With respect to the automatic gratuity, Mr. Diamond alleged that the charge violated New York City Administrative Code §20-700, which prohibits businesses from engaging in unfair trade practices, and New York City Rule §5-59, which prohibits restaurants from “adding a surcharge to listed prices.” Mr. Diamond claimed that the automatic gratuity was such a surcharge and therefore was impermissible under New York City law. He also alleged that by violating §20-700 and §5-59, Darden violated New York General Business Law (GBL) §349, which prohibits businesses from engaging in deceptive acts or practices.

The court easily dismissed the automatic gratuity claim for four reasons. First, it noted that there was no private right of action for violations of §20-700 or §5-59 (that is, an individual could not bring a lawsuit for their violation although the government can still do so), a fact conceded by Mr. Diamond. Second, Mr. Diamond could not circumvent the lack of a private right of action by asserting a claim under GBL §349. Third, Mr. Diamond did not allege that Darden had engaged in a “materially misleading act or practice,” a prerequisite for prevailing on a GBL §349 claim, as it was clear from the face of the complaint that Darden had specifically informed Mr. Diamond (and presumably other customers) about the automatic gratuity. Fourth, the court found that Mr. Diamond had not alleged an injury that was separate and distinct from the purported deceptive act. In order to assert a claim under GBL §349, the deceptive act must cause the injury but it cannot be the injury. Therefore, in most cases under GBL §349, the deceptive act is the false or misleading label and the injury is the purchase price. Mr. Diamond claimed that the false act was requiring patrons to pay the automatic gratuity and the injury was the amount of the gratuity. Thus, Mr. Diamond had alleged that the deceptive act and injury were one and the same and this was insufficient under GBL §349.

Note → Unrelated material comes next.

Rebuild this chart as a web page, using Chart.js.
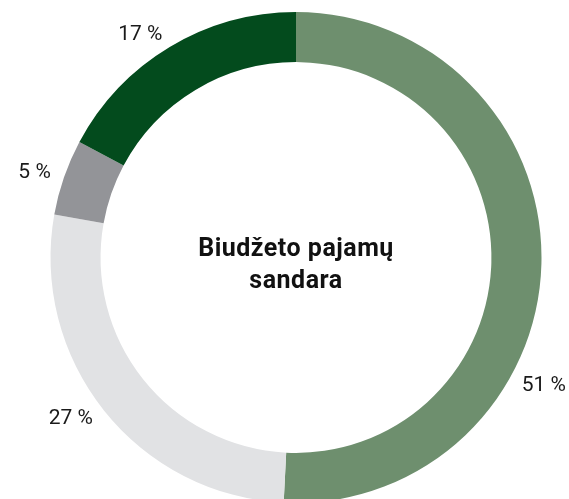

As for Mr. Diamond’s claim that Darden violated the law because the menus did not list the price of every beverage that was available, the court dismissed this claim holding that Mr. Diamond lacked standing to assert it. In order to assert claim in court, the plaintiff must allege that he or she suffered a cognizable injury; if the plaintiff fails to do so, the plaintiff does not have standing and the court has no jurisdiction over the dispute. The court found that Mr. Diamond had not alleged that he was injured by Darden’s failure to list all the prices for all of the beverages that it served. Specifically, Mr. Diamond claimed that he purchased a Coke at Red Lobster (a restaurant owned by Darden) and was charged $3.09, but the price was not listed the menu. However, he did not allege that he did not receive the beverage; he did not allege that he would not have purchased the beverage had the price been listed on the menu; and he did not allege that beverage prices at Red Lobster were significantly more costly than at other restaurants. Rather, his “injury” was predicated on the fact that the prices of certain beverages were not listed. This is not a cognizable injury and therefore the court dismissed this claim for lack of standing.

While this decision is helpful to the restaurant industry, it is not a panacea. It is helpful that the court confirmed that §20-700 and §5-59 do not have private rights of action and therefore aggrieved individuals cannot file a claim in court for their alleged violation. However, for the most part, the decision merely dismissed the class action lawsuit on technical issues that might have been avoided had the complaint been drafted better. Further, the decision will not have any impact on whether state or local agencies, such as the New York Department of Consumer Affairs, can file actions against employers who violate §20-700 or §5-59. Instead, the decision should be a reminder to restaurants that, generally, they cannot assess automatic gratuities on customer tabs and they must list the prices of all beverages in their menus.